[mythtv-users] ATSC tuner advice wanted

Stephen Worthington stephen_agent at jsw.gen.nz
Sun Aug 22 04:06:22 UTC 2021


On Sat, 21 Aug 2021 17:10:22 +0000, you wrote:

>None of the consumer based tuners tend to have
>great RF tuner/demods (at least compared to
>your average TV, which tend to have much better
>RF devices).

The most likely cause of tuners appearing to be worse than TVs is that
most tuners these days come in multiples, or are used in multiples.

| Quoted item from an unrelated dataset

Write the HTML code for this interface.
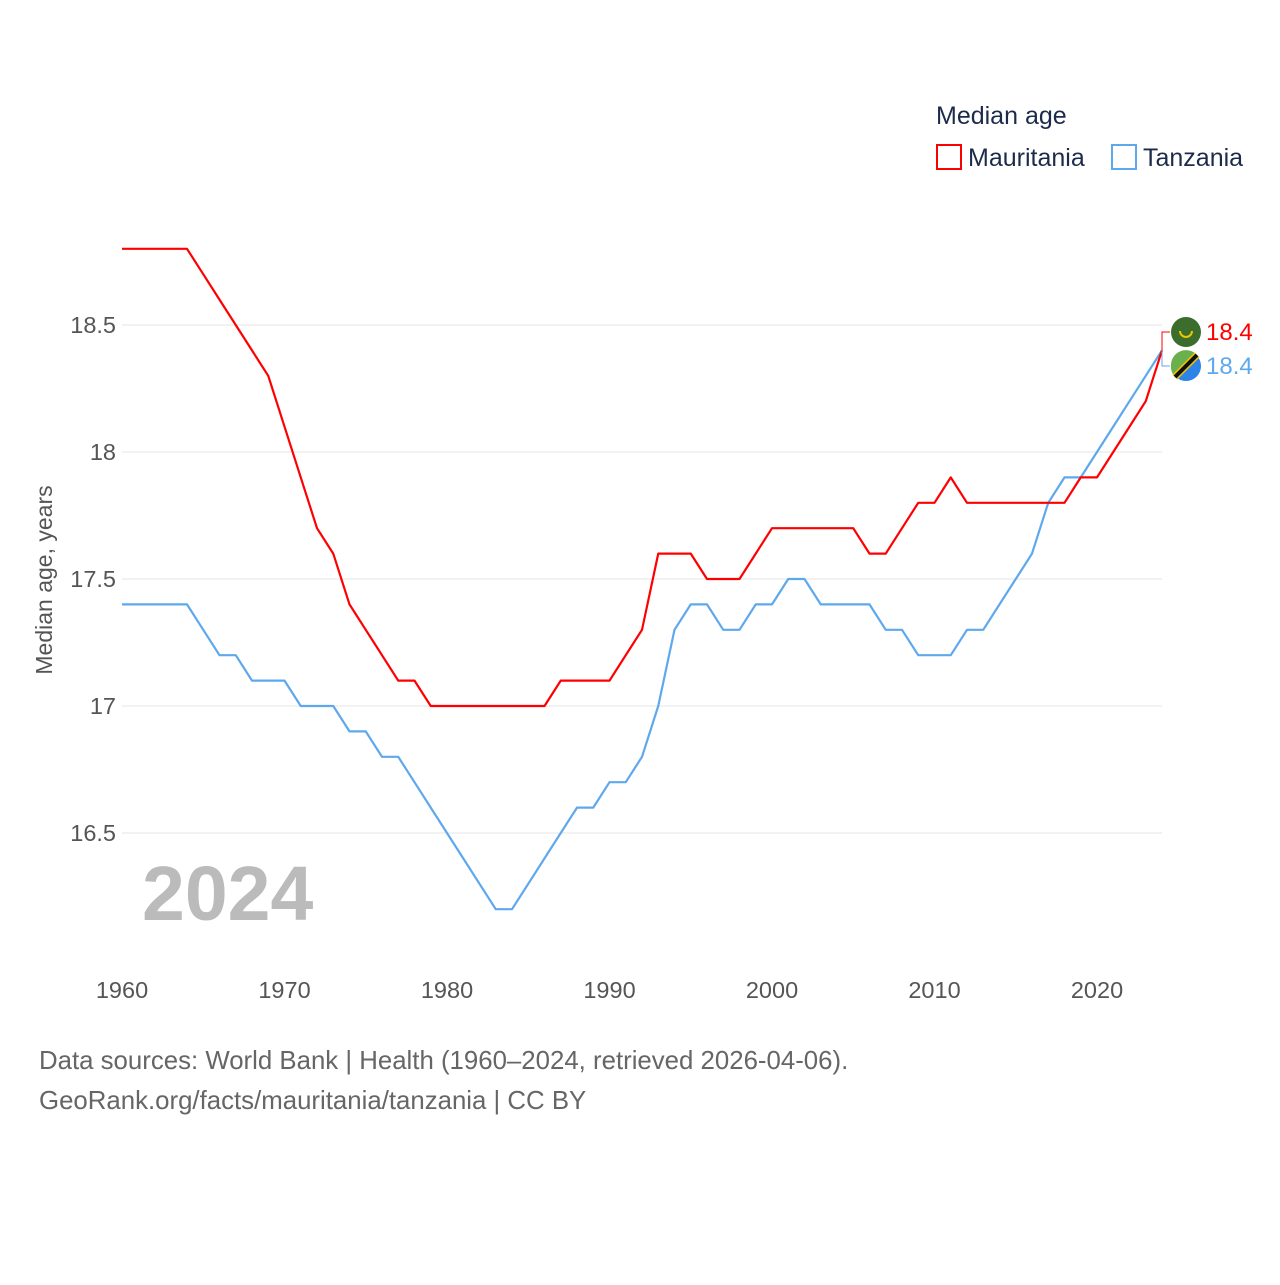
<!DOCTYPE html>
<html><head><meta charset="utf-8"><style>
body{margin:0;background:#fff;font-family:"Liberation Sans",sans-serif}
svg text{font-family:"Liberation Sans",sans-serif}
</style></head><body>
<svg width="1280" height="1280" viewBox="0 0 1280 1280" xmlns="http://www.w3.org/2000/svg">
<rect width="1280" height="1280" fill="#fff"/>
<g>
<text x="936" y="124" font-size="25" fill="#1d2b4a">Median age</text>
<rect x="937" y="145" width="24" height="24" fill="none" stroke="#ff0000" stroke-width="2"/>
<text x="968" y="166" font-size="25" fill="#1d2b4a">Mauritania</text>
<rect x="1112" y="145" width="24" height="24" fill="none" stroke="#5ea8ee" stroke-width="2"/>
<text x="1143" y="166" font-size="25" fill="#1d2b4a">Tanzania</text>
</g>
<g id="grid"></g>
<g id="yt"></g>
<g id="xt"></g>
<text x="52" y="580" font-size="23" fill="#555" transform="rotate(-90 52 580)" text-anchor="middle">Median age, years</text>
<text x="142" y="920" font-size="77" font-weight="bold" fill="#bbb">2024</text>
<g id="series"></g>
<text x="39" y="1069" font-size="25.8" fill="#666">Data sources: World Bank | Health (1960–2024, retrieved 2026-04-06).</text>
<text x="39" y="1109" font-size="25.8" fill="#666">GeoRank.org/facts/mauritania/tanzania | CC BY</text>
</svg>
<script>
const years=[];for(let y=1960;y<=2024;y++)years.push(y);
const mauritania=[18.8,18.8,18.8,18.8,18.8,18.7,18.6,18.5,18.4,18.3,18.1,17.9,17.7,17.6,17.4,17.3,17.2,17.1,17.1,17.0,17.0,17.0,17.0,17.0,17.0,17.0,17.0,17.1,17.1,17.1,17.1,17.2,17.3,17.6,17.6,17.6,17.5,17.5,17.5,17.6,17.7,17.7,17.7,17.7,17.7,17.7,17.6,17.6,17.7,17.8,17.8,17.9,17.8,17.8,17.8,17.8,17.8,17.8,17.8,17.9,17.9,18.0,18.1,18.2,18.4];
const tanzania=[17.4,17.4,17.4,17.4,17.4,17.3,17.2,17.2,17.1,17.1,17.1,17.0,17.0,17.0,16.9,16.9,16.8,16.8,16.7,16.6,16.5,16.4,16.3,16.2,16.2,16.3,16.4,16.5,16.6,16.6,16.7,16.7,16.8,17.0,17.3,17.4,17.4,17.3,17.3,17.4,17.4,17.5,17.5,17.4,17.4,17.4,17.4,17.3,17.3,17.2,17.2,17.2,17.3,17.3,17.4,17.5,17.6,17.8,17.9,17.9,18.0,18.1,18.2,18.3,18.4];
const yTicks=[16.5,17,17.5,18,18.5];
const yTickLabels=["16.5","17","17.5","18","18.5"];
const xTicks=[1960,1970,1980,1990,2000,2010,2020];
const NS="http://www.w3.org/2000/svg";
const X=v=>122+(v-1960)*16.25;
const Y=v=>452-(v-18)*254;
function mk(t,a,p){const e=document.createElementNS(NS,t);for(const k in a)e.setAttribute(k,a[k]);p.appendChild(e);return e;}
const grid=document.getElementById('grid'),yt=document.getElementById('yt'),xt=document.getElementById('xt'),ser=document.getElementById('series');
yTicks.forEach((v,i)=>{
 const l=mk('line',{x1:122,x2:1162,y1:Y(v),y2:Y(v),stroke:'#e6e6e6','stroke-width':1},grid);
 
 
 const t=mk('text',{x:116,y:Y(v)+8,'font-size':23.5,fill:'#555','text-anchor':'end'},yt);t.textContent=yTickLabels[i];
 
 
});
xTicks.forEach(v=>{
 const t=mk('text',{x:X(v),y:998,'font-size':23.5,fill:'#555','text-anchor':'middle'},xt);t.textContent=v;
 
 
});
function line(d,c,name){
 const p=mk('polyline',{points:d.map((v,i)=>X(years[i])+','+Y(v)).join(' '),fill:'none',stroke:c,'stroke-width':2.2,'stroke-linejoin':'round'},ser);
 
 
}
line(tanzania,'#5ea8ee','line-tanzania');
line(mauritania,'#ff0000','line-mauritania');
const lm=mauritania[mauritania.length-1],lt=tanzania[tanzania.length-1];
const ex=X(2024);
const c1=mk('path',{d:`M${ex} ${Y(lm)} V332 H1170`,fill:'none',stroke:'#ff0000','stroke-width':1},ser);


const c2=mk('path',{d:`M${ex} ${Y(lt)} V366 H1170`,fill:'none',stroke:'#5ea8ee','stroke-width':1},ser);


const f1=mk('circle',{cx:1186,cy:332,r:15,fill:'#3b6e2c'},ser);


const f1b=mk('path',{d:'M1180 331 a6 6 0 0 0 12 0',fill:'none',stroke:'#f2c300','stroke-width':2},ser);


const g2=mk('g',{},ser);


mk('circle',{cx:1186,cy:366,r:15,fill:'#2c83e8'},g2);
mk('path',{d:'M1171 366 A15 15 0 0 1 1197 355 L1175 377 A15 15 0 0 1 1171 366Z',fill:'#6ab04c'},g2);
mk('line',{x1:1175,y1:377,x2:1197,y2:355,stroke:'#f2c300','stroke-width':7},g2);
mk('line',{x1:1175,y1:377,x2:1197,y2:355,stroke:'#111','stroke-width':4},g2);
const t1=mk('text',{x:1206,y:340,'font-size':24,fill:'#ff0000'},ser);t1.textContent=lm.toFixed(1);


const t2=mk('text',{x:1206,y:374,'font-size':24,fill:'#5ea8ee'},ser);t2.textContent=lt.toFixed(1);


</script>
</body></html>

To
get signal to each of the tuners, the incoming signal needs to be
split, so if you have two tuners in a unit and only one aerial
connection feeding it, each tuner will be getting just less than half
the signal that is coming in on the aerial connection.  So a TV with
one aerial connection feeding one tuner will be getting twice as much
signal as each of the dual tuners.  Splitting a signal four ways is
even worse.  I think that it is probably a myth created by this effect
that makes people say that TV tuners are better.  As far as I know,
manufacturers use the same chipsets in tuners and TVs.

Fortunately, a number of the latest tuners seem to have a decent fix
for this problem.  Instead of just using passive splitters, they have
an amplifier/splitter, so each tuner gets fed a signal that is the
same level as the incoming signal.  There will be a slight decrease in
signal quality from passing through the amplifier/splitter, but
because the chips doing this seem to use quality low noise processing,
the degradation is minimal.  This is what my TBS-6909 (8 x DVB-S2) and
TBS-6209 (8 x DVB-T2/DVB-C) PCIe cards do, and the result is
excellent.  I hope that the latest ATSC devices will be using this
technology too.

So when choosing a multi-tuner unit now, you need to be looking for
one that uses a builtin amplifier/splitter.  But it is quite difficult
to tell from the advertising which ones do and which ones do not. Ones
with four or more tuners seem to be likely to be working this way, and
the more modern design the better as the chipsets that have the
amplifier/splitter are relatively new (maybe five years old?).

With manufacturers who do answer questions (SiliconDust?), I would ask
them and see what they say.

If you have multituner devices that do not have an amplifier/splitter
builtin, you will likely need to use your own low noise external
amplifier, and preferably one that has adjustable levels.  These are
typically not the units you can buy retail.  Retail units often use
low quality (higher noise) amplifiers and offer no controls at all.